Software and Hardware Compatibility

FP16 is supported by a handful of modern GPUs; because there is a move to use FP16 instead of FP32 in most DL applications, also FP16 is supported by TensorFlow by using the type tf.float16 and in PyTorch by using the type torch.float16 or torch.half.

In other programming languages, the type short float is often used to encode a half-precision floating point number.

FP16 vs FP32

Both of these formats are best suited for their usages, but there are some points to take into account when you want to choose one of these:

Range

The range is essential for choosing which format to use; for example, if you are working with integers of order a few 1000s, it is not reasonable to use INT8; because its range is bounded by 255.

INT32 isn’t reasonable either; because you are not going to use many of these bits, and this is a waste of memory.

Precision

Naturally, precision increases with the bits increment. This means if you need precise results, you should use formats with more precision bits, but this will increase space and time requirements of the calculations.

Using FP16 instead of FP32 in deep learning proved helpful in decreasing the time and space needed for training the models without much loss in the performance of these models.

This transition prevents overfitting to some extent; if the models’ parameters are highly adjustable, this opens a window for overfitting to your training data.

In contrast, FP16 opens a tiny window for overflow and underflow, where you try to compute numbers out of the representable range. Or with unnoticeable differences with regard to this format.

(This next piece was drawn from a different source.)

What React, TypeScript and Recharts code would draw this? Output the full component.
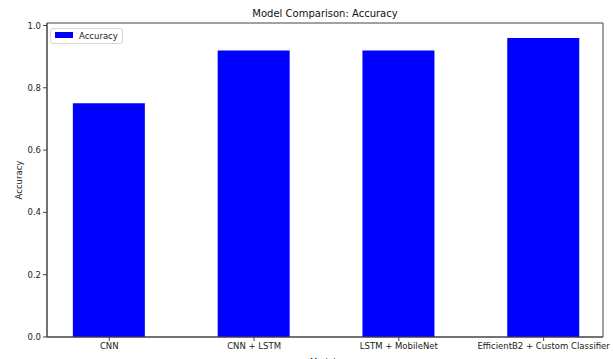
import React from 'react';
import { BarChart, Bar, XAxis, YAxis, ReferenceArea, Label } from 'recharts';

const models = ['CNN', 'CNN + LSTM', 'LSTM + MobileNet', 'EfficientB2 + Custom Classifier'];
const accuracy = [0.75, 0.92, 0.92, 0.96];
const yTicks = [0, 0.2, 0.4, 0.6, 0.8, 1.0];

const data = models.map((name, i) => ({ idx: i, name, accuracy: accuracy[i] }));

const font = 'DejaVu Sans, sans-serif';
const axisColor = '#444';
const xDomain = [-0.43, 3.41];
const yDomain = [0, 1.008];

const App = () => {
  return (
    <div style={{ position: 'absolute', left: 0, top: 0, background: '#fff' }}>
      <BarChart width={613} height={359} data={data} margin={{ top: 23, right: 10, bottom: 0, left: 11 }}>
        <text x={325} y={17} textAnchor='middle' fontFamily={font} fontSize={10} fill='#111'>
          Model Comparison: Accuracy
        </text>
        <XAxis
          dataKey='idx'
          type='number'
          domain={xDomain}
          ticks={[0, 1, 2, 3]}
          tickFormatter={(v: number) => models[v]}
          allowDataOverflow
          height={22}
          tickSize={4}
          tick={{ fontFamily: font, fontSize: 8.5, fill: '#222' }}
          stroke={axisColor}
          interval={0}
        >
          <Label value='Models' position='insideBottom' offset={-6} style={{ fontFamily: font, fontSize: 8.5, fill: '#222' }} />
        </XAxis>
        <YAxis
          type='number'
          domain={yDomain}
          ticks={yTicks}
          tickFormatter={(v: number) => v.toFixed(1)}
          allowDataOverflow
          width={36}
          tickSize={4}
          tick={{ fontFamily: font, fontSize: 8.5, fill: '#222' }}
          stroke={axisColor}
        >
          <Label value='Accuracy' angle={-90} position='insideLeft' offset={8} style={{ fontFamily: font, fontSize: 8.5, fill: '#222', textAnchor: 'middle' }} />
        </YAxis>
        <ReferenceArea x1={xDomain[0]} x2={xDomain[1]} y1={yDomain[0]} y2={yDomain[1]} fill='none' stroke={axisColor} strokeWidth={1} ifOverflow='visible' />
        <Bar dataKey='accuracy' name='Accuracy' fill='#0000ff' barSize={72} isAnimationActive={false} />
        <g>
          <rect x={50.5} y={28.5} width={72} height={15} rx={2} fill='#fff' fillOpacity={0.8} stroke='#d6d6d6' />
          <rect x={55} y={32} width={18} height={6} fill='#0000ff' />
          <text x={79} y={38.5} fontFamily={font} fontSize={8.5} fill='#222'>
            Accuracy
          </text>
        </g>
      </BarChart>
    </div>
  );
};

export default App;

The caveat in DL networks is that the range matters but not the precision, which lead to the invention of BFLOAT16 – short for Google’s Brain float 16. Just an FP32 with it’s precision truncated to leave it with 16 bits.

BFLOAT16 combines the best of both worlds; it has the range of FP32 by using 8 bits as the exponent and 7 bits as the precision part. This makes it possible to represent the whole range of FP32 with BFLOAT16, but with little precision. i.e., you can compare two numbers with a meaningful difference in magnitude, but the same can’t be said for two close numbers (underflow), which isn’t a big issue in DL applications.

A great example to mentalize the difference which is related to computer vision; consider a robotic hand that helps clean valuable pieces; precision is essential in this case. This is opposed to another hand that helps in cutting metals in a factory, which requires fast production rate.

In the example with the first hand, it is plausible to FP32 instead of FP16, which is more suitable to the nature of the industrial-level metal cutting machine!

Conclusion

In this article, we discussed FP16 and FP32, and we compared them with each other; we knew that if we favor speed over precision, we should use a format with fewer bits and vice versa.